- Objective: In the entries below, repeat only the lines between those holding "Output the web" and "100, bottom: 459", inclusive. Leave pictures out.
Start of Listed entries
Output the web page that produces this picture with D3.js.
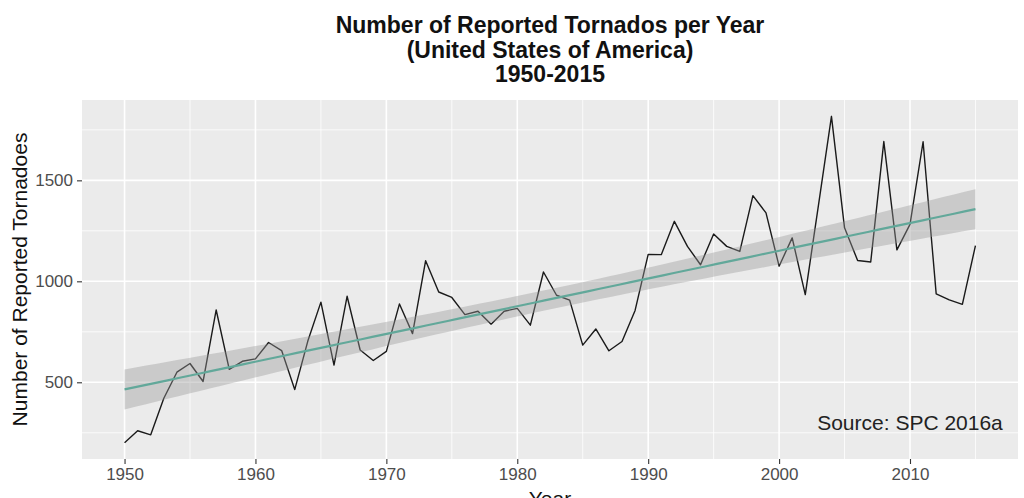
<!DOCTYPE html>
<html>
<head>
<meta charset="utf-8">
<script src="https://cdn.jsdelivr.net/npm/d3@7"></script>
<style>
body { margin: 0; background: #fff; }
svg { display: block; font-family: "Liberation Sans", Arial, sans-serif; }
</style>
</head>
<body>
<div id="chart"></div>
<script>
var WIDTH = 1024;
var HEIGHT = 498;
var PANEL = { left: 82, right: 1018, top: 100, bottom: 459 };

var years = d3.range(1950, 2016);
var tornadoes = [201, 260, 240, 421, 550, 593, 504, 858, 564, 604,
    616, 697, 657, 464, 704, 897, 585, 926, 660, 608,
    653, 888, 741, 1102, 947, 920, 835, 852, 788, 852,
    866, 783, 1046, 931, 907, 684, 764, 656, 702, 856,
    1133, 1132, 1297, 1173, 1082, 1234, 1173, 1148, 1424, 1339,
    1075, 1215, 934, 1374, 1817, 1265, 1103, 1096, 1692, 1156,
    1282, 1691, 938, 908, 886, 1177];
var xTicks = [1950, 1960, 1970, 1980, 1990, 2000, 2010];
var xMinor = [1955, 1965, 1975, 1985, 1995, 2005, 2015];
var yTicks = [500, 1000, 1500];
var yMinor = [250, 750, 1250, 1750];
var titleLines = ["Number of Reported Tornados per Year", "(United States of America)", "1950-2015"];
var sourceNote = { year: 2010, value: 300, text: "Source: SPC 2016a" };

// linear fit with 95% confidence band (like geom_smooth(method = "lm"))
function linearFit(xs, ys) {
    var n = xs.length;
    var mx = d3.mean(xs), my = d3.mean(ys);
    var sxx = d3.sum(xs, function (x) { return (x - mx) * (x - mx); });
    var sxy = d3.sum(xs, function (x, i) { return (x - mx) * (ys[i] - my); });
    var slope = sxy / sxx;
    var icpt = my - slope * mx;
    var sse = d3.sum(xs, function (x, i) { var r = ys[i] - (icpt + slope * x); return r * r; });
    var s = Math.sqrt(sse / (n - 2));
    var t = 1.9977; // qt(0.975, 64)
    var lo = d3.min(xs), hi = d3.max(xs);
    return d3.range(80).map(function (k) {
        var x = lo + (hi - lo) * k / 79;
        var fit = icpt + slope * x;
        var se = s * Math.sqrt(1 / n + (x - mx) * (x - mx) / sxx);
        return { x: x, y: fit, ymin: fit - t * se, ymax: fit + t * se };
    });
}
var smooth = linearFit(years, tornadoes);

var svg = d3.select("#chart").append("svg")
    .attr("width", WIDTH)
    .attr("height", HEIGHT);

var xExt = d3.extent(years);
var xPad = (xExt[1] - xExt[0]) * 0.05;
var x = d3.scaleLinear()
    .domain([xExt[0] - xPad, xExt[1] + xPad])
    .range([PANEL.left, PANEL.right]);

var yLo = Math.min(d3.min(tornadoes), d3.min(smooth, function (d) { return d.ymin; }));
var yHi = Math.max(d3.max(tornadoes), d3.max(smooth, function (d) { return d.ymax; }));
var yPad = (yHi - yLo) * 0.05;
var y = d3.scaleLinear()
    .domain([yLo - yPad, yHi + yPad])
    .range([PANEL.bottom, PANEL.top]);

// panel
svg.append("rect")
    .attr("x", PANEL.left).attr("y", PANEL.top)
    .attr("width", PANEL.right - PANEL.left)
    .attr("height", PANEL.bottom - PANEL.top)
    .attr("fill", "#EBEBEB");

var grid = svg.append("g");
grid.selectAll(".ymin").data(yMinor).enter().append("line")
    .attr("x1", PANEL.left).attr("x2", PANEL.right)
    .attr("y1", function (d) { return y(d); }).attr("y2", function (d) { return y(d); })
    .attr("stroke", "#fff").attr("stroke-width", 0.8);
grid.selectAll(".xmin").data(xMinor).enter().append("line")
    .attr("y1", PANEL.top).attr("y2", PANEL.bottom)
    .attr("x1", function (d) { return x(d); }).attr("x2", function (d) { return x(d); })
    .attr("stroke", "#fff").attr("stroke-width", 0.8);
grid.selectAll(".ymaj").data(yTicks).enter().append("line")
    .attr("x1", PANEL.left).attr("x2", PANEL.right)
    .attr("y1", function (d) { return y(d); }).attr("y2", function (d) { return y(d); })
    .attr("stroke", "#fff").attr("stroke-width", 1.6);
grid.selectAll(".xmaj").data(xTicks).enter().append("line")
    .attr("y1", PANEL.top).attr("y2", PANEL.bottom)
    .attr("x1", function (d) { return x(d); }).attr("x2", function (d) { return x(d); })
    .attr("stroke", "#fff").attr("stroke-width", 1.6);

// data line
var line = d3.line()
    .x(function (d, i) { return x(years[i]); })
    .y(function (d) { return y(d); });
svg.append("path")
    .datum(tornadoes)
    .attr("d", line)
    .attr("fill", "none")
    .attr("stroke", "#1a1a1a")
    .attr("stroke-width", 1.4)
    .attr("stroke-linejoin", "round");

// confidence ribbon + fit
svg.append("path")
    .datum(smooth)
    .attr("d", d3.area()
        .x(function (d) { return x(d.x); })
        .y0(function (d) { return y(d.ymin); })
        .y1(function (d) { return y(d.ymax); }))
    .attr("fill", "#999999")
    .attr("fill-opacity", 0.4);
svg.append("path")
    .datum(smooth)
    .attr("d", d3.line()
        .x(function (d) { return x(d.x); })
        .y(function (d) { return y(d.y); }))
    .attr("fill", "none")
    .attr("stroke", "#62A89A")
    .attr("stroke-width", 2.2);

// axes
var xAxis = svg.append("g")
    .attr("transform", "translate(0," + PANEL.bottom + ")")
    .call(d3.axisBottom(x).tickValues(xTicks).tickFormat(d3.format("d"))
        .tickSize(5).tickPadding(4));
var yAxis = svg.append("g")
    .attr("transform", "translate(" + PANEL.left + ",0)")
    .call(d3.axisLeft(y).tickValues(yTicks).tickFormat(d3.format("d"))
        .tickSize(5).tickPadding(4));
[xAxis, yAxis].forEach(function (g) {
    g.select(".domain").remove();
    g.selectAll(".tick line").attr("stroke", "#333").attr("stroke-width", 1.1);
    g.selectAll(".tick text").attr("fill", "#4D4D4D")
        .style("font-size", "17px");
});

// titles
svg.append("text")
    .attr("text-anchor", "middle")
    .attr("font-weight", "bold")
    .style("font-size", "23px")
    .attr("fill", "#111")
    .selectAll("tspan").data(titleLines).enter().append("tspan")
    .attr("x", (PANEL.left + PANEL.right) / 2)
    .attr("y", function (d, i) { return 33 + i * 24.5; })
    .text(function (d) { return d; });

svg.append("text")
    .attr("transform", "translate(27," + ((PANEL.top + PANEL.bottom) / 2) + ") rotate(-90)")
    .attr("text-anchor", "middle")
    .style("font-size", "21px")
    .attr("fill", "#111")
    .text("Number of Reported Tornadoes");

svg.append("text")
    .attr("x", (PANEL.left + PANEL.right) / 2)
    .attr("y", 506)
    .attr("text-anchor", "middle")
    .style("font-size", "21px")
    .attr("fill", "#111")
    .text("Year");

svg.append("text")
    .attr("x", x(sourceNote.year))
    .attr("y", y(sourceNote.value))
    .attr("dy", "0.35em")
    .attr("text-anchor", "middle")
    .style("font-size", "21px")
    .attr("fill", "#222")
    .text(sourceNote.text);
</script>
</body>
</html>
End of Listed entries
Start of Listed entries
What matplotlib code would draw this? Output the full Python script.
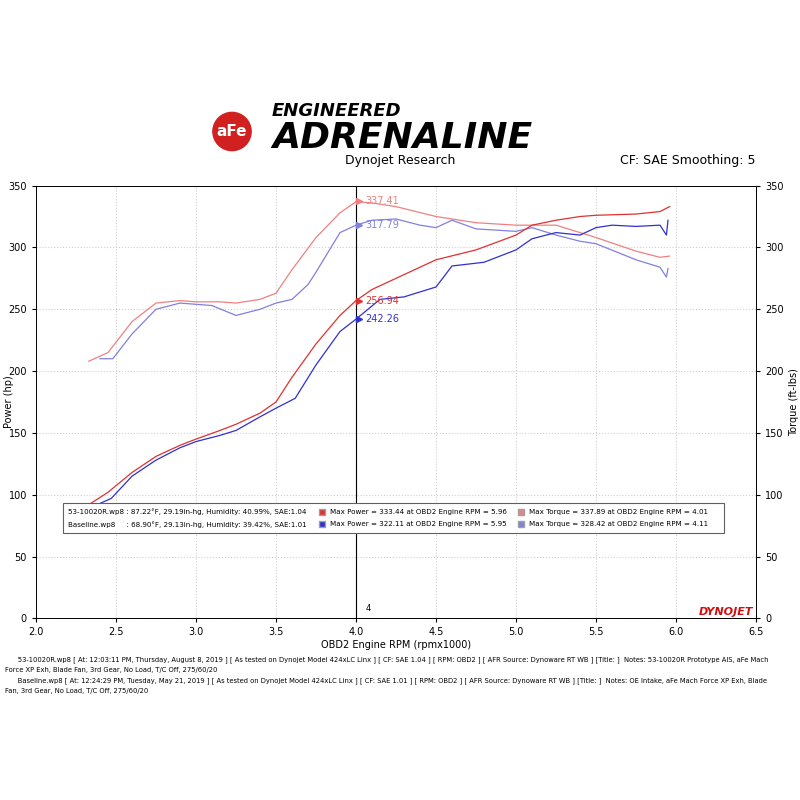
End of Listed entries
- Written response:
Output the web page that produces this picture with D3.js.
<!DOCTYPE html>
<html>
<head>
<meta charset="utf-8">
<script src="https://cdn.jsdelivr.net/npm/d3@7"></script>
<style>
body { margin: 0; background: #fff; }
svg { display: block; font-family: "Liberation Sans", Arial, sans-serif; }
</style>
</head>
<body>
<div id="chart"></div>
<script>
var WIDTH = 1024;
var HEIGHT = 498;
var PANEL = { left: 82, right: 1018, top: 100, bottom: 459 };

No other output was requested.